A separate policy statement for school-aged children and teens (aged 5 through 18) points out that digital media has made it easier for youth to access health information, be exposed to new ideas, and to connect and communicate with family and friends.

While these are all good things in moderation, the risks from media overuse for children and teens are alarming. For instance, too much screen time is associated with a higher risk of obesity, especially for kids who watch or play more than two hours a day. Likewise, sleeping with a mobile device in the bedroom and using screens at or around bedtime are associated with a greater risk of disrupted sleep. Other risks originate from a child or teen simply being online, and range from exposure to inappropriate content/behavior to sexual exploitation and cyberbullying.

For a minority of youth, the AAP warns that overusing digital media can lead to “problematic Internet use,” or—in the case of excessive video gaming—“Internet gaming disorder.” The symptoms of both conditions include: “a preoccupation with the activity, decreased interest in offline or ‘real life’ relationships, unsuccessful attempts to decrease use and withdrawal symptoms.” Between 4 and 8 percent of children and adolescents may suffer from problematic Internet use, while “up to 8.5 percent of US youth 8 to 18 years of age meet criteria for Internet gaming disorder.”

In light of the risks associated with media use, the AAP advises parents of younger children (under 5) to:

  • “Avoid digital media use (except video chatting) in kids younger than 18 to 24 months” (for parents who choose to introduce digital media early, the AAP recommends only high-quality programming that children watch with parents, not alone)
  • Limit screen time for two to five-year-olds to one hour a day of educational programming, preferably viewed with parents
  • Turn off TVs or devices that are not in use
  • Keep bedrooms, meals, and family time device-free
  • Avoid screen exposure one-hour before bedtime

Much of this advice applies to older children and teens as well, but for this age group, the AAP recommends that parents: develop and discuss a Family Media Plan; engage in selective co-viewing of media with their children; have ongoing conversations about how to stay safe and be good online citizens; and develop a network of trusted adults who will interact with their kids on social media.

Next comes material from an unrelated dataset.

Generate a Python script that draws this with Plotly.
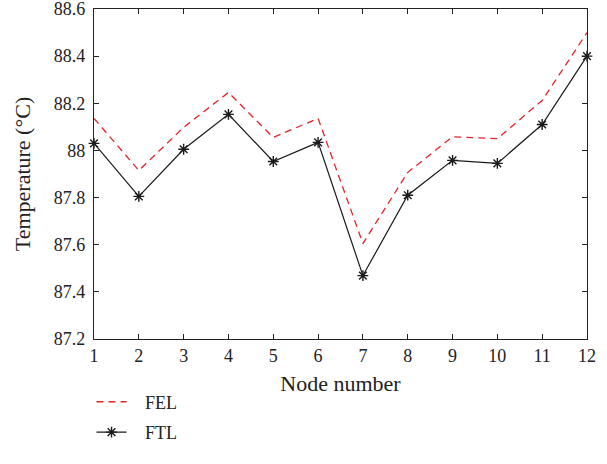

A recurring theme in the AAP’s guidelines is that when it comes to media use, parental engagement is critical to keeping children healthy and safe. At the end of the day, it is up to us as parents to set healthy media limits for our kids and to make sure they are not spending more time on their media devices than they with real people or outside. We decide if and when our kids get a cell phone or a Facebook account; how much time they spend online or watching TV; and how much access they have, at least at home, to various media devices. And we are responsible for monitoring our own media use and for modeling healthy habits.

Parents are the media gatekeepers, guides, and protectors of our children. Although setting limits is certainly more challenging today, we have a responsibility to determine when and how far to open the door to the digital media world for our kids, and to show them how to navigate that world wisely. The good news is there are a variety of online tools available to assist us in doing just that.